_MATERIAL_.
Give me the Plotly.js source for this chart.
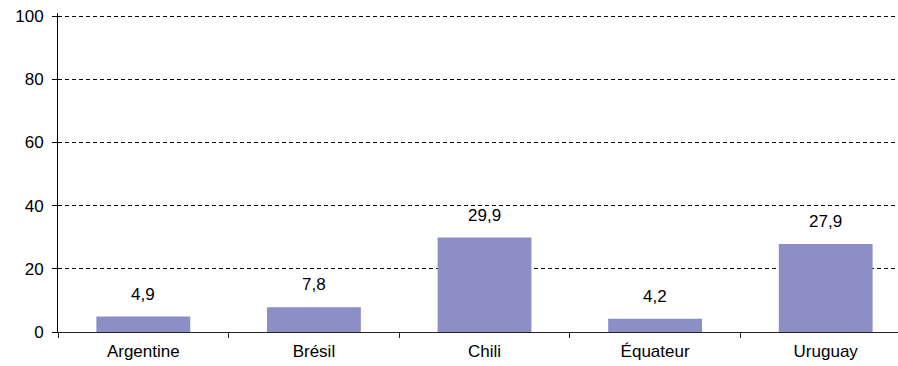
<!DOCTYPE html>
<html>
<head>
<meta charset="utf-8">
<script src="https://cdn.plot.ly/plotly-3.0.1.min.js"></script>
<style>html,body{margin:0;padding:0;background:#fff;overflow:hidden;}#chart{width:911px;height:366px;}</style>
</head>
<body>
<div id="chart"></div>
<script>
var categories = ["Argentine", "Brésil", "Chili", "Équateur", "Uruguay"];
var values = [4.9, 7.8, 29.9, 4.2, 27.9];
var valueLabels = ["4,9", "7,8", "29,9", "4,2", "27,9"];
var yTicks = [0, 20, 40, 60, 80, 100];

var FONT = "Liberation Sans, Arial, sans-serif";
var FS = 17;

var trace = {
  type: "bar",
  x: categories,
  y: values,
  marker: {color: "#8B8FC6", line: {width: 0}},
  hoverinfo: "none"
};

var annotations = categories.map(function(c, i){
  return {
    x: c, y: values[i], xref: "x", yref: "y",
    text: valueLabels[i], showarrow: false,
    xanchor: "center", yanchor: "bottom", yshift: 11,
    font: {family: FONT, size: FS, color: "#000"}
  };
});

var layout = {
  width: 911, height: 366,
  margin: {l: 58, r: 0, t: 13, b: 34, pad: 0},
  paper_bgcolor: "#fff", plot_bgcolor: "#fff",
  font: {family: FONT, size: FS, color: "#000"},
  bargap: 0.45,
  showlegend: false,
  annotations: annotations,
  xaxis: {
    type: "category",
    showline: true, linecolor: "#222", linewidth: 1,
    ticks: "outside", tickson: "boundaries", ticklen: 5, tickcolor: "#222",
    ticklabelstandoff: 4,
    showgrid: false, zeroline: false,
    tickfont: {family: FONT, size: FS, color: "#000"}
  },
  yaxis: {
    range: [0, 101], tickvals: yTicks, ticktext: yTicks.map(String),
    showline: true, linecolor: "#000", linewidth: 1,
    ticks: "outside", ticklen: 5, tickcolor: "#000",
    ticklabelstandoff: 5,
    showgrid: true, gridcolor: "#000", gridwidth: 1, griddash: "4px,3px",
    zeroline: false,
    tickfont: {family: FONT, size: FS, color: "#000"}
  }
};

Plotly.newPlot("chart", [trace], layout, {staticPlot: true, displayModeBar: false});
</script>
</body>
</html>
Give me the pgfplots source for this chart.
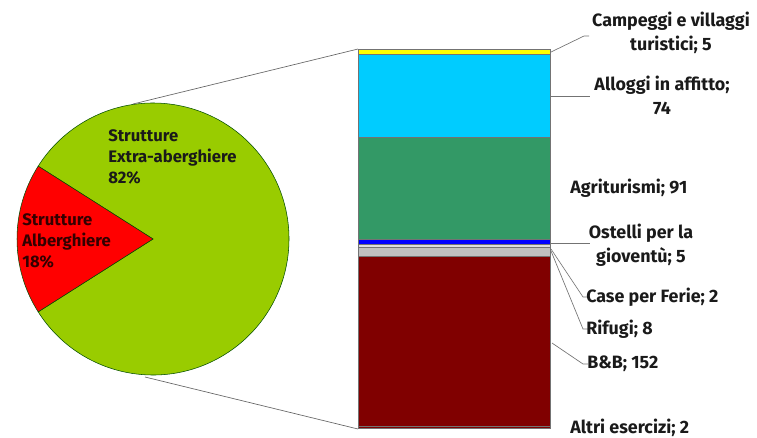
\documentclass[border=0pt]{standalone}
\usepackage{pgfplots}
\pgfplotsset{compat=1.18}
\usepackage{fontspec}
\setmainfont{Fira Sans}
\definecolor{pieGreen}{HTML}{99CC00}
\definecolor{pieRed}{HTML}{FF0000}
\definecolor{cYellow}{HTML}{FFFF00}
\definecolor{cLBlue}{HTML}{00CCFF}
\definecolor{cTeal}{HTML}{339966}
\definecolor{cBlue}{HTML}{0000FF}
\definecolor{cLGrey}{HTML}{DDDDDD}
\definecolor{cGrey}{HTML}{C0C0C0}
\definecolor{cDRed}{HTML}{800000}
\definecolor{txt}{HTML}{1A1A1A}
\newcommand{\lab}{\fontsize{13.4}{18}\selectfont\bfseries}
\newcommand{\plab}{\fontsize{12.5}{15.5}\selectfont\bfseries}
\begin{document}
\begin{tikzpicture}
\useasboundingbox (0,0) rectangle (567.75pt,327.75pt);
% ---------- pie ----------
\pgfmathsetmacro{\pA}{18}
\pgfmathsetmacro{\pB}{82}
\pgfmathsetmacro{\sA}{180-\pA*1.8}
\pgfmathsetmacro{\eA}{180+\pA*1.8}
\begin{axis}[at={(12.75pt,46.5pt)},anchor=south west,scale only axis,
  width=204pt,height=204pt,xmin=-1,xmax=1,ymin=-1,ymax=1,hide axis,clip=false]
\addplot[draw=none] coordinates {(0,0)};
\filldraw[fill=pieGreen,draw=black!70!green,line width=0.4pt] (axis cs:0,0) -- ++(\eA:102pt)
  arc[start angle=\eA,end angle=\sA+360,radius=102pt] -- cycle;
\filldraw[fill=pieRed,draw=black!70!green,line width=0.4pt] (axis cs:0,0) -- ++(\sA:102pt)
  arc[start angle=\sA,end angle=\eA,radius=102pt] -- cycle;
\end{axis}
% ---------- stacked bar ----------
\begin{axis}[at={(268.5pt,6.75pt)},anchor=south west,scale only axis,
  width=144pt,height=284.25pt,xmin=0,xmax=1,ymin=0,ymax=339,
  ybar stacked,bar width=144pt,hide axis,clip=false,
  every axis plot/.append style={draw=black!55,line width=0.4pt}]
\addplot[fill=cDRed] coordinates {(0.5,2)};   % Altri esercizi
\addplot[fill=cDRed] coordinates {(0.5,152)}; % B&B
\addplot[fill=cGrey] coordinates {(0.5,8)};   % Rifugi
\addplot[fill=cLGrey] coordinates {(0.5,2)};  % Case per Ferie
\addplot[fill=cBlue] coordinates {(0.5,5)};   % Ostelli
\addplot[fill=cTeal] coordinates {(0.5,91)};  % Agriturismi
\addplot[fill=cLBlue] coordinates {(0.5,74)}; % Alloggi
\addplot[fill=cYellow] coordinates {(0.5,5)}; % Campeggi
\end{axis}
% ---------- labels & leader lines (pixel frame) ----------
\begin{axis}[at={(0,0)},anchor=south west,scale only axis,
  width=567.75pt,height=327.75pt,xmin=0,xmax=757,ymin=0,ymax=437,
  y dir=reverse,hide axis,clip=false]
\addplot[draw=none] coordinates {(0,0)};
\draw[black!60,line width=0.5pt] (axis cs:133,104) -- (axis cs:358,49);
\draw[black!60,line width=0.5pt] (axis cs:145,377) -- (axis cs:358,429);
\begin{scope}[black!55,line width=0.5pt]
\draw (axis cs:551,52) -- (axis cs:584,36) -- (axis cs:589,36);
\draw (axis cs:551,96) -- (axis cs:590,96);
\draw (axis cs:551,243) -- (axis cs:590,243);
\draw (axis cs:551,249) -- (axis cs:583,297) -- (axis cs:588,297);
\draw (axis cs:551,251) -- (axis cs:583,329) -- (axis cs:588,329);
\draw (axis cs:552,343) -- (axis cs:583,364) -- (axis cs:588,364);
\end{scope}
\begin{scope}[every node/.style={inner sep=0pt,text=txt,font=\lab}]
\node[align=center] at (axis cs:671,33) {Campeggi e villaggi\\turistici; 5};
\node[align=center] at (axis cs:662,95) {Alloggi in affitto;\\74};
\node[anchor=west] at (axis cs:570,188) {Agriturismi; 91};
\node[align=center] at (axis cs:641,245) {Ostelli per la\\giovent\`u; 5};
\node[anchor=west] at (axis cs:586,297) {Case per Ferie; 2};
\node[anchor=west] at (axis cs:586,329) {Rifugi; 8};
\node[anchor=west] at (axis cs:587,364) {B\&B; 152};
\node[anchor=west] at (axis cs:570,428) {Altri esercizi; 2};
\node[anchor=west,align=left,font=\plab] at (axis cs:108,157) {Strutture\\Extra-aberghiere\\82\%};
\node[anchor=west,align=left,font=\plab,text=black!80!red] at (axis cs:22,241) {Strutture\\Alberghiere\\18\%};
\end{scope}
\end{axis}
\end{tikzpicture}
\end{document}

==

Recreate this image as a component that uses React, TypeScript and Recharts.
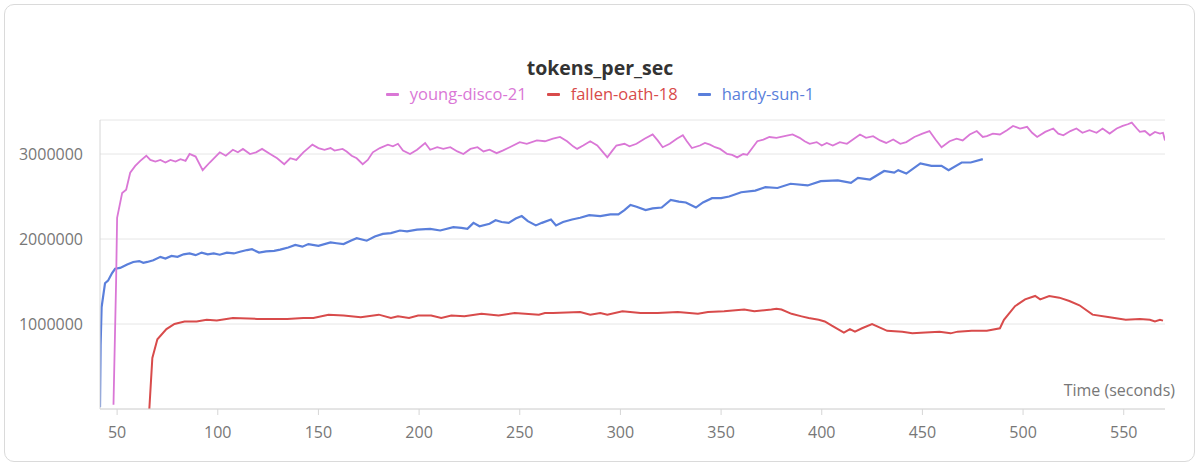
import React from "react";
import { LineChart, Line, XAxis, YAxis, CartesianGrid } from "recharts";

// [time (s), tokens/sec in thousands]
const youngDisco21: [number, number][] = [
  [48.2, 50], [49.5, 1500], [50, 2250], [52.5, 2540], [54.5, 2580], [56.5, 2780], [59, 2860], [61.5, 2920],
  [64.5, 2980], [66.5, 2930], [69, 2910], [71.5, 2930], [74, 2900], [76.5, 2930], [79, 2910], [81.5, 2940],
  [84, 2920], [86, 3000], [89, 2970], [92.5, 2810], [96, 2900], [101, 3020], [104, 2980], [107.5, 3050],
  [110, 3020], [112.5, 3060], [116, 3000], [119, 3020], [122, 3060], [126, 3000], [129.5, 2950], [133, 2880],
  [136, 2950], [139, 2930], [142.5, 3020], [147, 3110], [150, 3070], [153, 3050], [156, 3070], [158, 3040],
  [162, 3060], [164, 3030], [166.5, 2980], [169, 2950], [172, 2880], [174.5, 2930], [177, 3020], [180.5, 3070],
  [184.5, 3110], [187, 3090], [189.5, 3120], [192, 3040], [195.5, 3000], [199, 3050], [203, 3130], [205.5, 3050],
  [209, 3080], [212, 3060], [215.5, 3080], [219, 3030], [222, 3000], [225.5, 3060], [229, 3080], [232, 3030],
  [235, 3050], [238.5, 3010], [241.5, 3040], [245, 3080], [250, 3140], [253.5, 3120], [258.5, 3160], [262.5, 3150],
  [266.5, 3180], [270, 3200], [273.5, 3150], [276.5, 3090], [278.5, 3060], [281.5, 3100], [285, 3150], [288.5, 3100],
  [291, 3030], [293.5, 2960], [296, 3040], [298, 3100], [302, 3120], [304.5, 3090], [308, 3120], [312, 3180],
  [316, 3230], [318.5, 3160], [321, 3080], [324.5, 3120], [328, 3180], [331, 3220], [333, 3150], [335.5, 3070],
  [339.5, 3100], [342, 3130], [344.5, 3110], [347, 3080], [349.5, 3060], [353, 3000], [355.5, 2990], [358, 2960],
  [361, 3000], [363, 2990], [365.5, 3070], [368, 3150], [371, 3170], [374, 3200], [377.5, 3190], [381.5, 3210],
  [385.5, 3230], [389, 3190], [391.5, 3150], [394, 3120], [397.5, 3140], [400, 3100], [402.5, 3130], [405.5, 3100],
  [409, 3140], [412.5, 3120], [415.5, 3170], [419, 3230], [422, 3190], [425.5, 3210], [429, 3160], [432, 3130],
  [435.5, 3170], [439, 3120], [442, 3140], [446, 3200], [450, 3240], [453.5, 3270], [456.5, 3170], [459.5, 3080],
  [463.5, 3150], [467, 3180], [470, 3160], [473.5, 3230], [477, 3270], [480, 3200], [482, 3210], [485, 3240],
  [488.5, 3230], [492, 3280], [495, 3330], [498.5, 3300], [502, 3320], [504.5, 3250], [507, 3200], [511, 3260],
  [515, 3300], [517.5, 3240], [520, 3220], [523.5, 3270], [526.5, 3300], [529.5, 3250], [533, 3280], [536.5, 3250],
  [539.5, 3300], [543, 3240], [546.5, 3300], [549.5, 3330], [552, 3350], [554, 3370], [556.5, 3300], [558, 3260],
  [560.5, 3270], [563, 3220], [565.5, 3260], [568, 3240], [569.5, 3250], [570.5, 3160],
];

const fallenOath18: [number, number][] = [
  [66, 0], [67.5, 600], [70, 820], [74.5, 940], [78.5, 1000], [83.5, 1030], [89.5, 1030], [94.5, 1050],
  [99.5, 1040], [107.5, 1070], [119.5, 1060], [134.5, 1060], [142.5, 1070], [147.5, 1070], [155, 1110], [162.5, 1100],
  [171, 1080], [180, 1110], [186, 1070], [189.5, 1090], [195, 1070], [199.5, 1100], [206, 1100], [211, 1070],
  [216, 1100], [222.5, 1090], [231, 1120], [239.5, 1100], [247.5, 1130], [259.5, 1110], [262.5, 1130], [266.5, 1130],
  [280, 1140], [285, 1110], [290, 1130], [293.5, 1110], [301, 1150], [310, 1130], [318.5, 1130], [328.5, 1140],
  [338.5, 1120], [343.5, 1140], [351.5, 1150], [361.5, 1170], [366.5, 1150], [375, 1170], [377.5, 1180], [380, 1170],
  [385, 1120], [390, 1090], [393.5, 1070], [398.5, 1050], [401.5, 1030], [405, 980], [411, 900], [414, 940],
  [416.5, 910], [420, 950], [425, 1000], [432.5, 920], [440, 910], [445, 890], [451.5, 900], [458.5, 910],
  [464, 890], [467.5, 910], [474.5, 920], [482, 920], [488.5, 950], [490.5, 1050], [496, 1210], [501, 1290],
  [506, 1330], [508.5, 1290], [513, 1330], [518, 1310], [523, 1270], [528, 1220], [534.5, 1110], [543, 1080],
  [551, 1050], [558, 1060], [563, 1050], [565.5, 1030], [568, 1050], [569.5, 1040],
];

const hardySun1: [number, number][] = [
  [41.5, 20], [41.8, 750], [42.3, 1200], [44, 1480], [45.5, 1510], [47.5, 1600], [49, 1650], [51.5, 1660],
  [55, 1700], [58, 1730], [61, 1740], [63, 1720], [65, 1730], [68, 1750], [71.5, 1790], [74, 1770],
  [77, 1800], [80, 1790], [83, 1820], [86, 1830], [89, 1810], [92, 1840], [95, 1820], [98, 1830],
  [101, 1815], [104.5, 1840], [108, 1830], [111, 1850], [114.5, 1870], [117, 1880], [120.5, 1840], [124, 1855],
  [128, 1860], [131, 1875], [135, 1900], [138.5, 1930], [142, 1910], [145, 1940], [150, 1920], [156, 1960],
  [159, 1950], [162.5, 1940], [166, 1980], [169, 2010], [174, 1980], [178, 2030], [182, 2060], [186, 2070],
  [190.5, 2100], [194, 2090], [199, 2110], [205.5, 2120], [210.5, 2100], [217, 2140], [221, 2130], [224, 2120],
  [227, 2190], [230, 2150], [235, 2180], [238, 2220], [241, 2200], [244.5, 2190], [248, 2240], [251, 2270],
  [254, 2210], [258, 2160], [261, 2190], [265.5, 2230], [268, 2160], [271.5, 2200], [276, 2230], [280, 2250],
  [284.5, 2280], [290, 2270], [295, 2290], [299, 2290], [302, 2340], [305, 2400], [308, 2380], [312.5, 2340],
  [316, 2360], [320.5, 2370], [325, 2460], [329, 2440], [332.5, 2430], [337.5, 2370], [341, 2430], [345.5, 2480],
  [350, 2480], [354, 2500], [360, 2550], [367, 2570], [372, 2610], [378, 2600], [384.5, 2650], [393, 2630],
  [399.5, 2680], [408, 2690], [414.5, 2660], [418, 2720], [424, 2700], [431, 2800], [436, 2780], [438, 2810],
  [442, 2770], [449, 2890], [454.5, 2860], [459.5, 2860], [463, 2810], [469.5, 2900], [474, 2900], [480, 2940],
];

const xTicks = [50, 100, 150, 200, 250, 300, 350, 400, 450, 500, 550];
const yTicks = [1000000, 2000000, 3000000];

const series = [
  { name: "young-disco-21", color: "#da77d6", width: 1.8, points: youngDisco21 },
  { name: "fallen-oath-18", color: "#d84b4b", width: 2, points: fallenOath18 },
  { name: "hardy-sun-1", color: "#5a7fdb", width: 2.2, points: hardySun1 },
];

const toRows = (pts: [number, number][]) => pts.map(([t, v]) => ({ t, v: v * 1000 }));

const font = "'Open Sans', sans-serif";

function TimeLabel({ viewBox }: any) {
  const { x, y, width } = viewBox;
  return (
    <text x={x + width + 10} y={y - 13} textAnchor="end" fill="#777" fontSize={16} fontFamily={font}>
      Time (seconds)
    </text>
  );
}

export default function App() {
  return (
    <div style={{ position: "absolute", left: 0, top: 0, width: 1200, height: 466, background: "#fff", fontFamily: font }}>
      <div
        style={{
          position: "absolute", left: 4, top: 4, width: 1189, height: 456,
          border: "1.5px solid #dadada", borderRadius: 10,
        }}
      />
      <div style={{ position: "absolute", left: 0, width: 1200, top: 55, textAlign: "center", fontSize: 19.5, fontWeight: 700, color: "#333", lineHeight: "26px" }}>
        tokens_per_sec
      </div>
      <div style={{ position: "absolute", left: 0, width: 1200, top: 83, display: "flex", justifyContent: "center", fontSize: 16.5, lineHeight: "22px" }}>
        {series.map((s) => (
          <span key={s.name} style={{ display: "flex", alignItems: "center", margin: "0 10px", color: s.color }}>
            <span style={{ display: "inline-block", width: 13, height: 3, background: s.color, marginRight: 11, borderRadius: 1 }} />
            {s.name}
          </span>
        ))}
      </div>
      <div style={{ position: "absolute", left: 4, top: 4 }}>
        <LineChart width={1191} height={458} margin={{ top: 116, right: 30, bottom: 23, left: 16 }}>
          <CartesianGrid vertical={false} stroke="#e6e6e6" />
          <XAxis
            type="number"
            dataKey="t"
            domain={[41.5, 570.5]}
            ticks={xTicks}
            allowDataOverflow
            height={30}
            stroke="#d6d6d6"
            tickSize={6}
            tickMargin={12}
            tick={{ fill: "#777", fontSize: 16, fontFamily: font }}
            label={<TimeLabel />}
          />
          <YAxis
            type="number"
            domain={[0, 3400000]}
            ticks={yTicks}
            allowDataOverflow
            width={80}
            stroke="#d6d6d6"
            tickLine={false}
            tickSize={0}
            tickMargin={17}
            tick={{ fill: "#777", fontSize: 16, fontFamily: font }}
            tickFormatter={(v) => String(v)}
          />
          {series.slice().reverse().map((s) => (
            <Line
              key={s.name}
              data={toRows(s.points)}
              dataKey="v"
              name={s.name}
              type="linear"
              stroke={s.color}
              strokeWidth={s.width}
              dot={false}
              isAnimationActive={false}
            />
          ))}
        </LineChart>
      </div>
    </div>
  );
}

_EXERCISE OBJECTIVE_.
List all lines from the entries that include the word "Give".

_SOLVED PROBLEM_.
Give me the Plotly.js source for this chart.
Give me the pgfplots source for this chart.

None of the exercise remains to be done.